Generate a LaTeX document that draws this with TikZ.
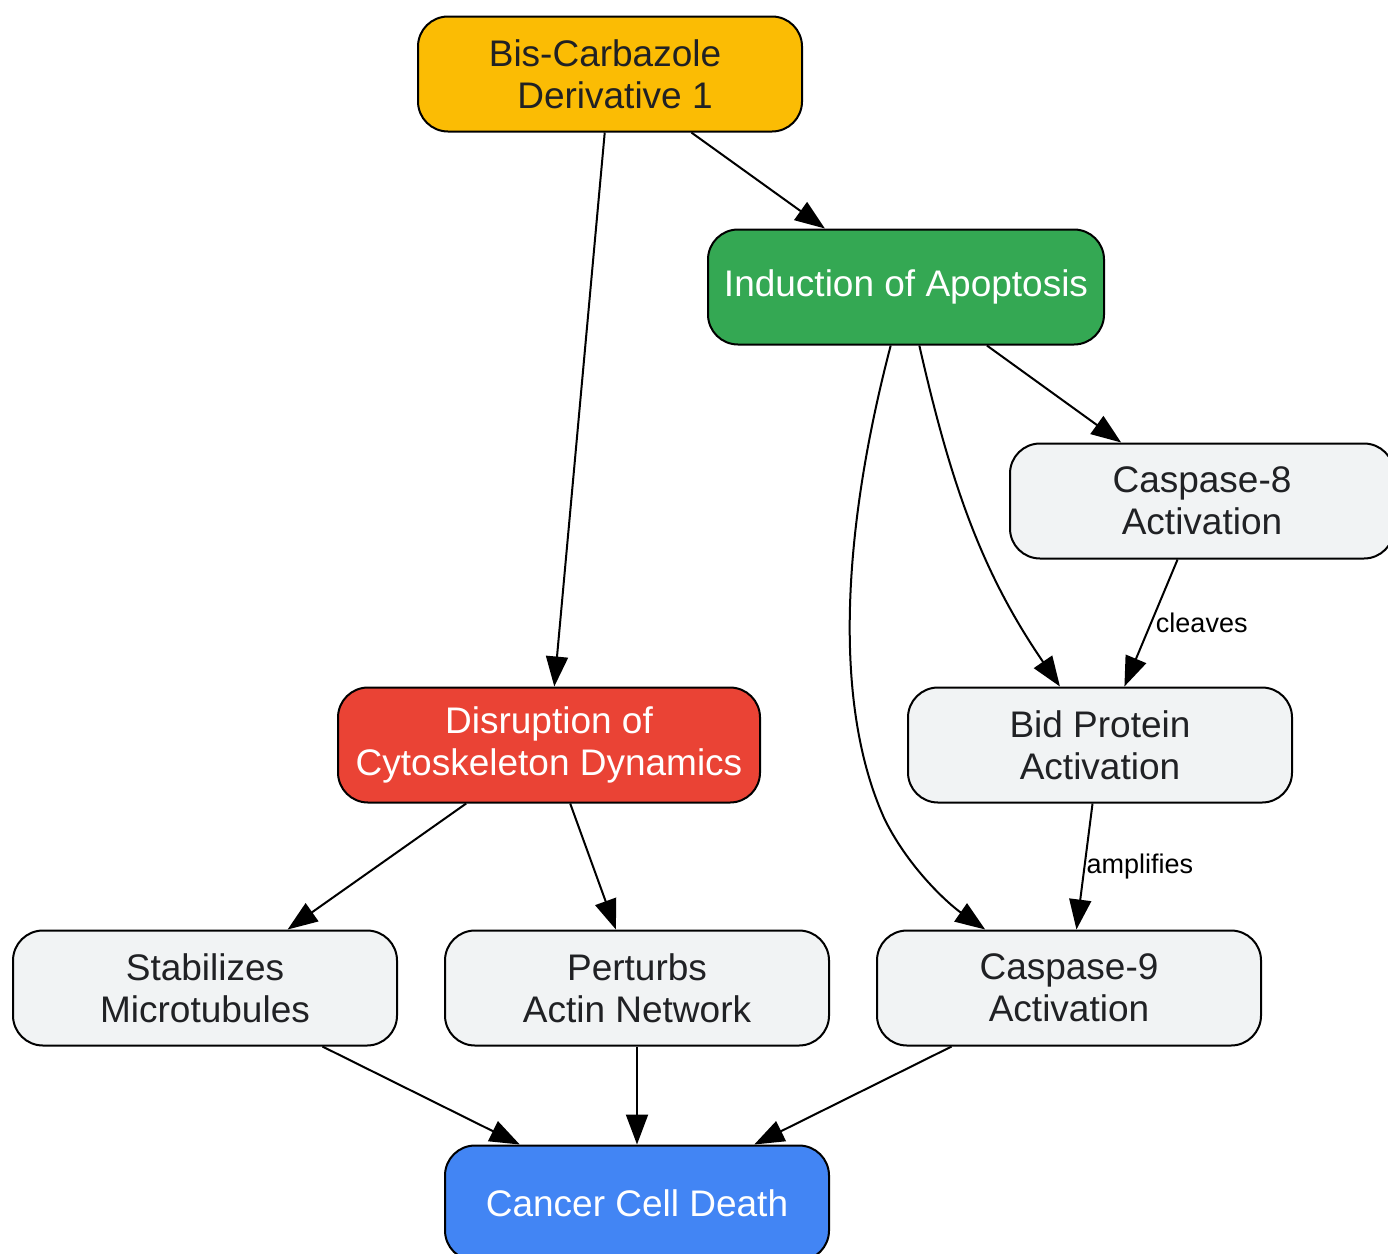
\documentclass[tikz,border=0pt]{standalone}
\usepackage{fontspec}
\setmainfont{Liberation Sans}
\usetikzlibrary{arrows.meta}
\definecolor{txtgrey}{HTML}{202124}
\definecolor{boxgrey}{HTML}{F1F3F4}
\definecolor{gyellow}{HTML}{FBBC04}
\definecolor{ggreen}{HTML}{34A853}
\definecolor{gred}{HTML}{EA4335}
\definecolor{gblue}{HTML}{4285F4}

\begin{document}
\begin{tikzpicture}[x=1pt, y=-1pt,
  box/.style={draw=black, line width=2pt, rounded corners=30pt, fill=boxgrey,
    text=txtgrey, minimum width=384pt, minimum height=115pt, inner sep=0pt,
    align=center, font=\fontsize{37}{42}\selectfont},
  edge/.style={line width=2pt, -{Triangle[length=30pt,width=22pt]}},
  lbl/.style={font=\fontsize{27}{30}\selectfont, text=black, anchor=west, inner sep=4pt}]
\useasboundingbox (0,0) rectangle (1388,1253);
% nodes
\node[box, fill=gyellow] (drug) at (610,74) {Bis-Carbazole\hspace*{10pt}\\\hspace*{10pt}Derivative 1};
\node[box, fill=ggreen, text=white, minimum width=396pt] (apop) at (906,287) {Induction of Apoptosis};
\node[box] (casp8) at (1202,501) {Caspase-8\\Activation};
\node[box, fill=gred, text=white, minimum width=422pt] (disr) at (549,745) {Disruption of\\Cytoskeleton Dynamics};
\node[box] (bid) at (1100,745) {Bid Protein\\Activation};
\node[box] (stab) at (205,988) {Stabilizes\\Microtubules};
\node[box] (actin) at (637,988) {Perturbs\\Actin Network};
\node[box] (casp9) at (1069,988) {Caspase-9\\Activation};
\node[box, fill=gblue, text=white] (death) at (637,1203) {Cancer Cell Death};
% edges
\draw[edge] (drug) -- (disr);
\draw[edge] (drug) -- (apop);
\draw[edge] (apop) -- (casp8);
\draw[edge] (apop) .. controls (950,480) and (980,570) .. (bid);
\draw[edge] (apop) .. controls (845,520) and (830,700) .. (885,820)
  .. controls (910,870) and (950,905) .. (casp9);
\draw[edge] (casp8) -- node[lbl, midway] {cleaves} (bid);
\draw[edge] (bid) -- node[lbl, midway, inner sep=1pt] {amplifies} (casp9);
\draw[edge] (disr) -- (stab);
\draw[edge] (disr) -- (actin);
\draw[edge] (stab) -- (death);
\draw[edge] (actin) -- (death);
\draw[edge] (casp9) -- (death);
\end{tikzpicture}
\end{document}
###
* _EXERCISE REQUIREMENTS_
Leave the images out, please, and restate each line word for word.

* _WORKED ANSWER_
Generate a LaTeX document that draws this with TikZ.
\documentclass[tikz,border=0pt]{standalone}
\usepackage{fontspec}
\setmainfont{Liberation Sans}
\usetikzlibrary{arrows.meta}
\definecolor{txtgrey}{HTML}{202124}
\definecolor{boxgrey}{HTML}{F1F3F4}
\definecolor{gyellow}{HTML}{FBBC04}
\definecolor{ggreen}{HTML}{34A853}
\definecolor{gred}{HTML}{EA4335}
\definecolor{gblue}{HTML}{4285F4}

\begin{document}
\begin{tikzpicture}[x=1pt, y=-1pt,
  box/.style={draw=black, line width=2pt, rounded corners=30pt, fill=boxgrey,
    text=txtgrey, minimum width=384pt, minimum height=115pt, inner sep=0pt,
    align=center, font=\fontsize{37}{42}\selectfont},
  edge/.style={line width=2pt, -{Triangle[length=30pt,width=22pt]}},
  lbl/.style={font=\fontsize{27}{30}\selectfont, text=black, anchor=west, inner sep=4pt}]
\useasboundingbox (0,0) rectangle (1388,1253);
% nodes
\node[box, fill=gyellow] (drug) at (610,74) {Bis-Carbazole\hspace*{10pt}\\\hspace*{10pt}Derivative 1};
\node[box, fill=ggreen, text=white, minimum width=396pt] (apop) at (906,287) {Induction of Apoptosis};
\node[box] (casp8) at (1202,501) {Caspase-8\\Activation};
\node[box, fill=gred, text=white, minimum width=422pt] (disr) at (549,745) {Disruption of\\Cytoskeleton Dynamics};
\node[box] (bid) at (1100,745) {Bid Protein\\Activation};
\node[box] (stab) at (205,988) {Stabilizes\\Microtubules};
\node[box] (actin) at (637,988) {Perturbs\\Actin Network};
\node[box] (casp9) at (1069,988) {Caspase-9\\Activation};
\node[box, fill=gblue, text=white] (death) at (637,1203) {Cancer Cell Death};
% edges
\draw[edge] (drug) -- (disr);
\draw[edge] (drug) -- (apop);
\draw[edge] (apop) -- (casp8);
\draw[edge] (apop) .. controls (950,480) and (980,570) .. (bid);
\draw[edge] (apop) .. controls (845,520) and (830,700) .. (885,820)
  .. controls (910,870) and (950,905) .. (casp9);
\draw[edge] (casp8) -- node[lbl, midway] {cleaves} (bid);
\draw[edge] (bid) -- node[lbl, midway, inner sep=1pt] {amplifies} (casp9);
\draw[edge] (disr) -- (stab);
\draw[edge] (disr) -- (actin);
\draw[edge] (stab) -- (death);
\draw[edge] (actin) -- (death);
\draw[edge] (casp9) -- (death);
\end{tikzpicture}
\end{document}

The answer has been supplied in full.